**What this task involves**
Your task is to return, exactly, the run of lines starting at the line holding "The picture is" and ending at the line holding "const H2 = 1460;", both ends included and no other lines.

**Collected data**
• • • • •
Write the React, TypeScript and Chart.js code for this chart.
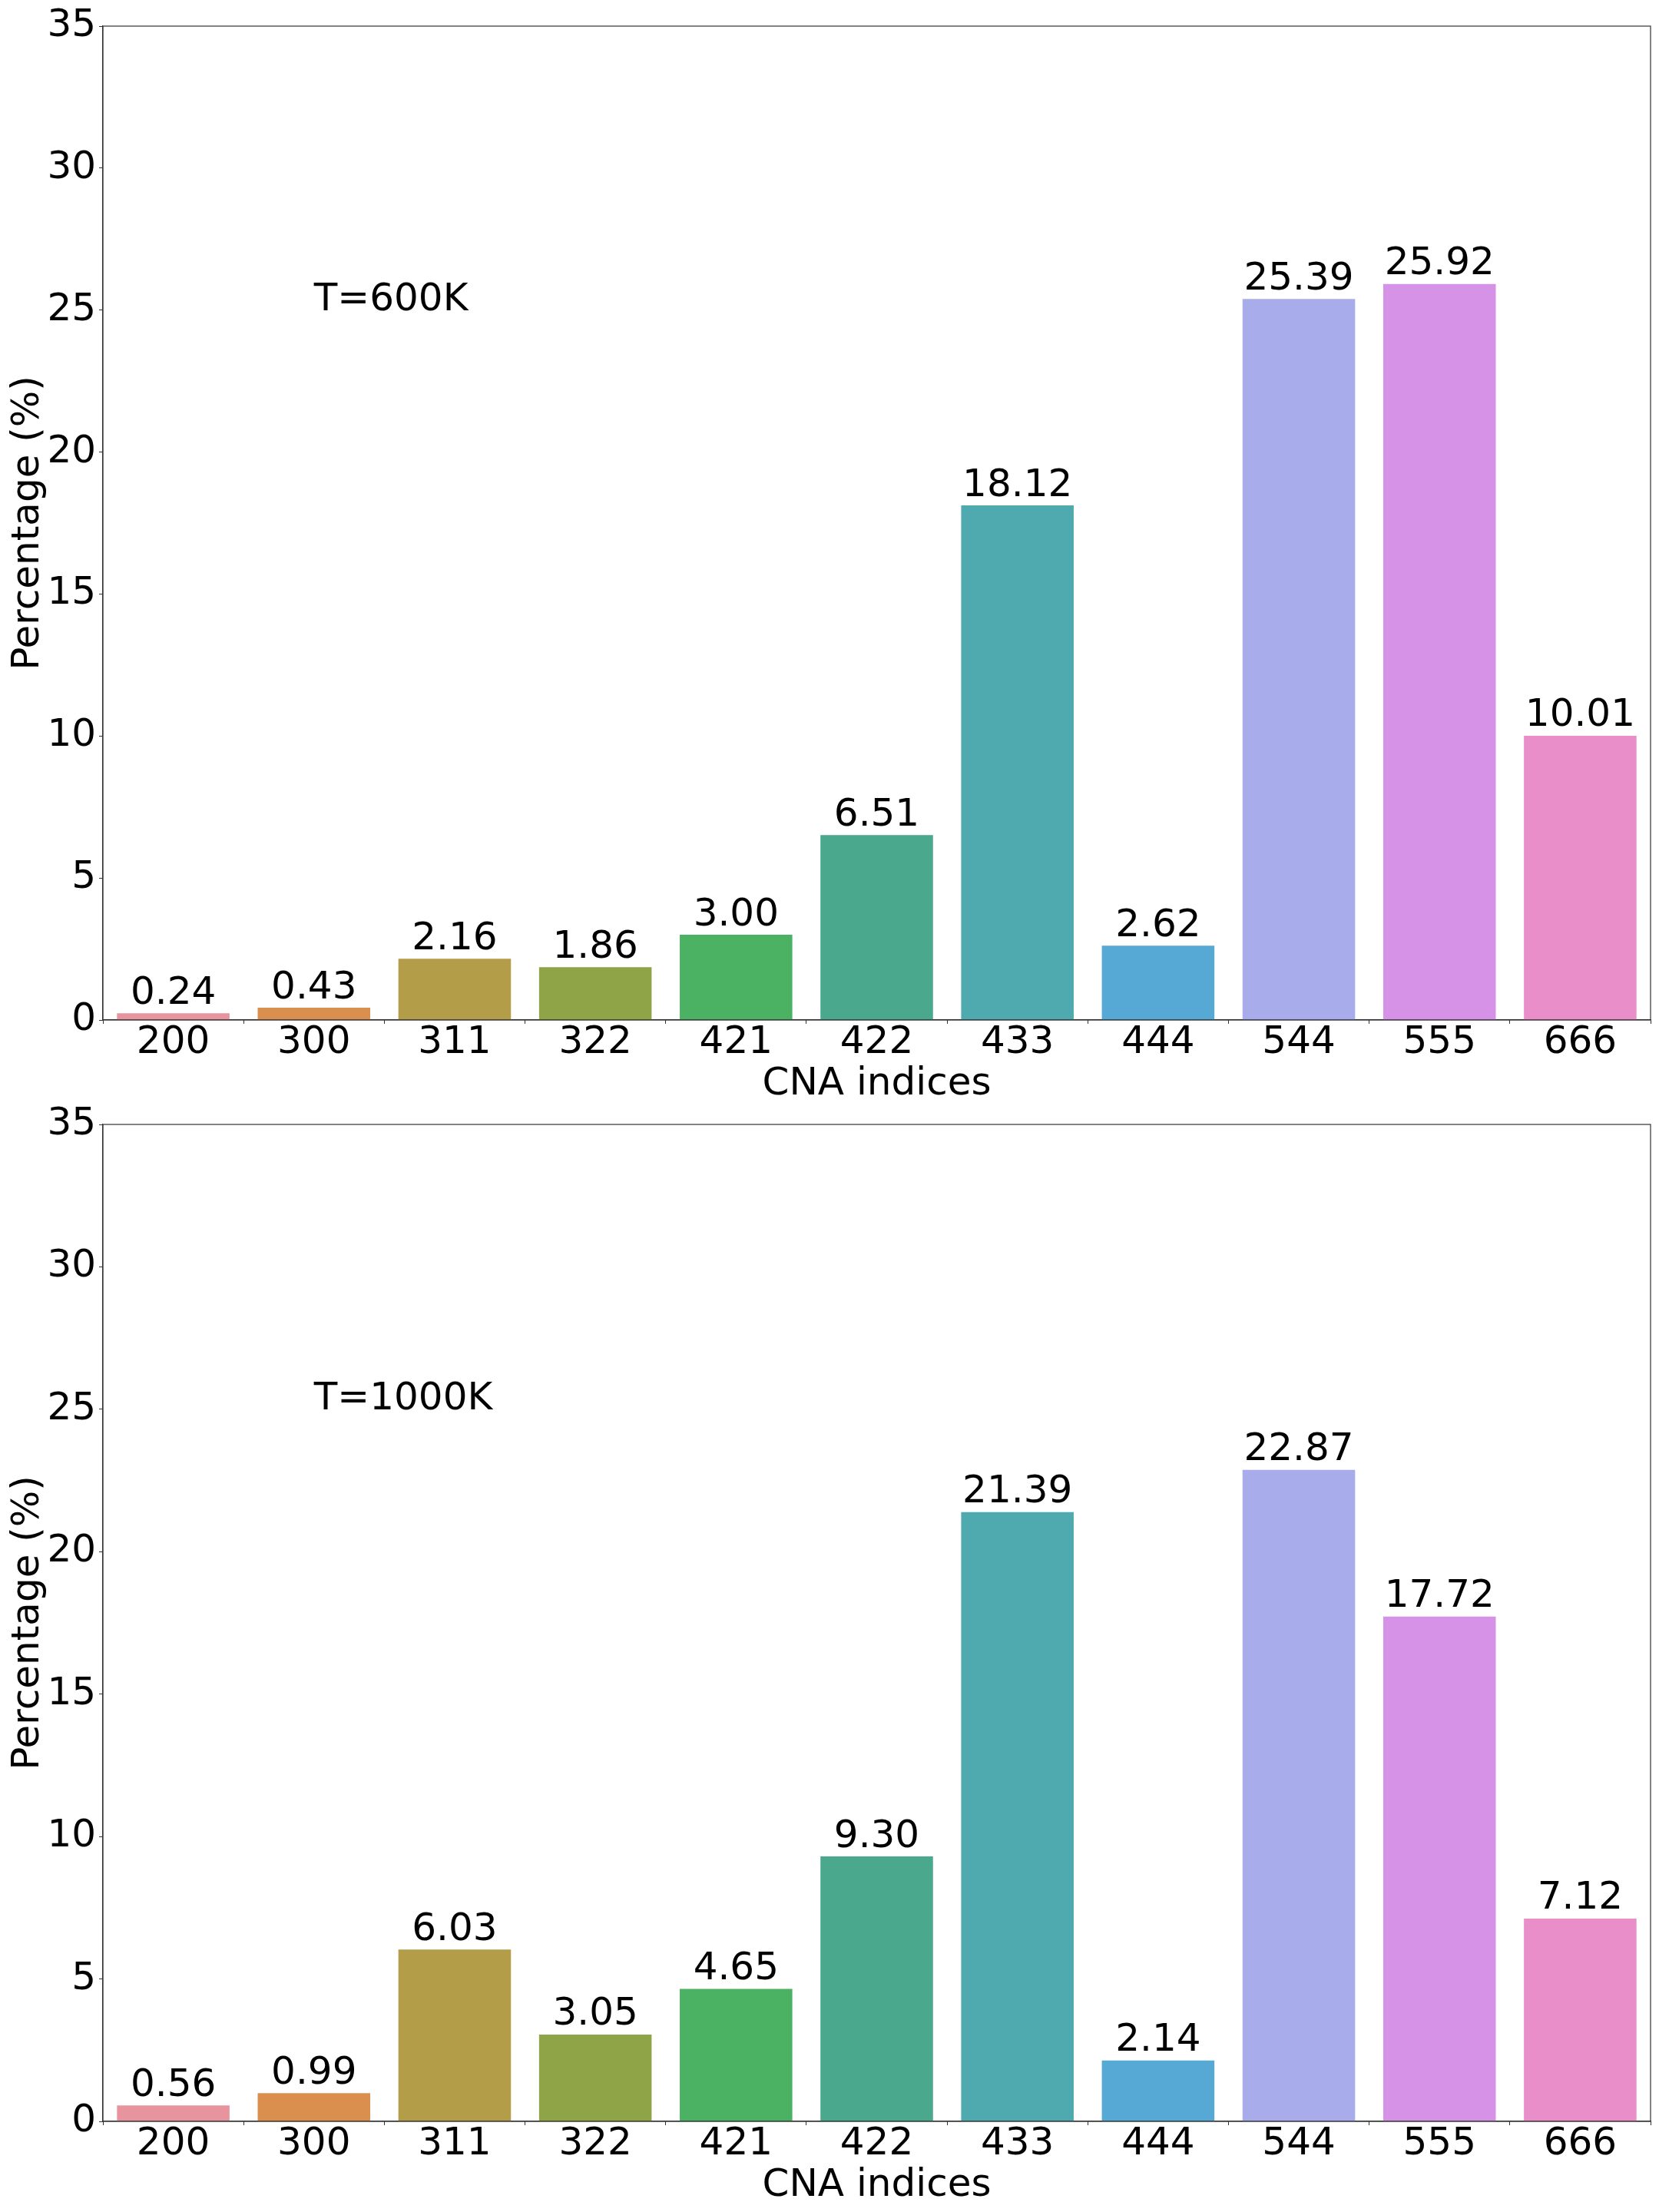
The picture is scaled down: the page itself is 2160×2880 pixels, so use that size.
import React, { useEffect, useRef } from "react";
import { Chart, registerables } from "chart.js";

Chart.register(...registerables);

const categories = ["200", "300", "311", "322", "421", "422", "433", "444", "544", "555", "666"];
const valuesT600 = [0.24, 0.43, 2.16, 1.86, 3.0, 6.51, 18.12, 2.62, 25.39, 25.92, 10.01];
const valuesT1000 = [0.56, 0.99, 6.03, 3.05, 4.65, 9.3, 21.39, 2.14, 22.87, 17.72, 7.12];
const barColors = [
  "#e8949f", "#da8f4e", "#b39d48", "#8fa446", "#4bb163", "#4aa98d",
  "#4eaaaf", "#55a9d4", "#a8acea", "#d592e6", "#e98ec8",
];
const yTicks = [0, 5, 10, 15, 20, 25, 30, 35];
const panelLabels = ["T=600K", "T=1000K"];
const panelLabelAt = { x: 1, y: 25 };

const FONT = "DejaVu Sans";
const W = 2160;
const H1 = 1450; // first canvas height (overlaps second, both transparent)
const TOP2 = 1420; // second canvas top
const H2 = 1460;

function makeChart(canvas: HTMLCanvasElement, values: number[], label: string, padTop: number, axisH: number) {
  const overlay = {
    id: "overlay",
    afterDraw(chart: any) {
      const ctx = chart.ctx;
      const ca = chart.chartArea;
      const xs = chart.scales.x;
      const ys = chart.scales.y;
      ctx.save();
      // frame
      ctx.strokeStyle = "#333333";
      ctx.lineWidth = 1.2;
      ctx.strokeRect(ca.left, ca.top, ca.right - ca.left, ca.bottom - ca.top);
      // bar value labels
      ctx.fillStyle = "#000";
      ctx.font = `50px "${FONT}"`;
      ctx.textAlign = "center";
      ctx.textBaseline = "alphabetic";
      const meta = chart.getDatasetMeta(0);
      meta.data.forEach((bar: any, i: number) => {
        ctx.fillText(values[i].toFixed(2), bar.x, bar.y - 12.5);
      });
      // panel annotation
      ctx.textAlign = "left";
      ctx.fillText(label, xs.getPixelForValue(panelLabelAt.x), ys.getPixelForValue(panelLabelAt.y));
      // x title
      ctx.textAlign = "center";
      ctx.fillText("CNA indices", (ca.left + ca.right) / 2, ca.bottom + 97);
      // y title
      ctx.translate(50, (ca.top + ca.bottom) / 2);
      ctx.rotate(-Math.PI / 2);
      ctx.textAlign = "center";
      ctx.fillText("Percentage (%)", 0, 0);
      ctx.restore();
    },
  };

  return new Chart(canvas, {
    type: "bar",
    data: {
      labels: categories,
      datasets: [
        {
          data: values,
          backgroundColor: barColors,
          borderWidth: 0,
          categoryPercentage: 1,
          barPercentage: 0.8,
        },
      ],
    },
    options: {
      responsive: false,
      animation: false,
      devicePixelRatio: 1,
      layout: { padding: { top: padTop, right: 11, left: 0, bottom: 0 } },
      plugins: { legend: { display: false }, tooltip: { enabled: false } },
      scales: {
        x: {
          offset: true,
          grid: { display: true, drawOnChartArea: false, drawTicks: true, tickLength: 5, tickColor: "#333333" },
          border: { display: true, color: "#333333", width: 1.2 },
          ticks: { color: "#000", font: { family: FONT, size: 50, lineHeight: 1 }, padding: 0, maxRotation: 0, autoSkip: false },
          afterFit(scale: any) {
            scale.height = axisH;
          },
        },
        y: {
          min: 0,
          max: 35,
          afterBuildTicks(scale: any) {
            scale.ticks = yTicks.map((v) => ({ value: v }));
          },
          grid: { display: true, drawOnChartArea: false, drawTicks: true, tickLength: 5, tickColor: "#333333" },
          border: { display: true, color: "#333333", width: 1.2 },
          ticks: { color: "#000", font: { family: FONT, size: 50 }, padding: 4 },
          afterFit(scale: any) {
            scale.width = 134;
          },
        },
      },
    },
    plugins: [overlay],
  });
}

export default function App() {
  const ref1 = useRef<HTMLCanvasElement>(null);
  const ref2 = useRef<HTMLCanvasElement>(null);

  useEffect(() => {
    const c1 = makeChart(ref1.current!, valuesT600, panelLabels[0], 30, H1 - 1328);
    const c2 = makeChart(ref2.current!, valuesT1000, panelLabels[1], 1464 - TOP2, TOP2 + H2 - 2762);
    return () => {
      c1.destroy();
      c2.destroy();
    };
  }, []);

  return (
    <div style={{ position: "absolute", left: 0, top: 0, width: W, height: TOP2 + H2, background: "#fff" }}>
      <canvas ref={ref1} width={W} height={H1} style={{ position: "absolute", left: 0, top: 0, width: W, height: H1 }} />
      <canvas ref={ref2} width={W} height={H2} style={{ position: "absolute", left: 0, top: TOP2, width: W, height: H2 }} />
    </div>
  );
}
• • • • •
**Result for this exercise**
The picture is scaled down: the page itself is 2160×2880 pixels, so use that size.
import React, { useEffect, useRef } from "react";
import { Chart, registerables } from "chart.js";

Chart.register(...registerables);

const categories = ["200", "300", "311", "322", "421", "422", "433", "444", "544", "555", "666"];
const valuesT600 = [0.24, 0.43, 2.16, 1.86, 3.0, 6.51, 18.12, 2.62, 25.39, 25.92, 10.01];
const valuesT1000 = [0.56, 0.99, 6.03, 3.05, 4.65, 9.3, 21.39, 2.14, 22.87, 17.72, 7.12];
const barColors = [
  "#e8949f", "#da8f4e", "#b39d48", "#8fa446", "#4bb163", "#4aa98d",
  "#4eaaaf", "#55a9d4", "#a8acea", "#d592e6", "#e98ec8",
];
const yTicks = [0, 5, 10, 15, 20, 25, 30, 35];
const panelLabels = ["T=600K", "T=1000K"];
const panelLabelAt = { x: 1, y: 25 };

const FONT = "DejaVu Sans";
const W = 2160;
const H1 = 1450; // first canvas height (overlaps second, both transparent)
const TOP2 = 1420; // second canvas top
const H2 = 1460;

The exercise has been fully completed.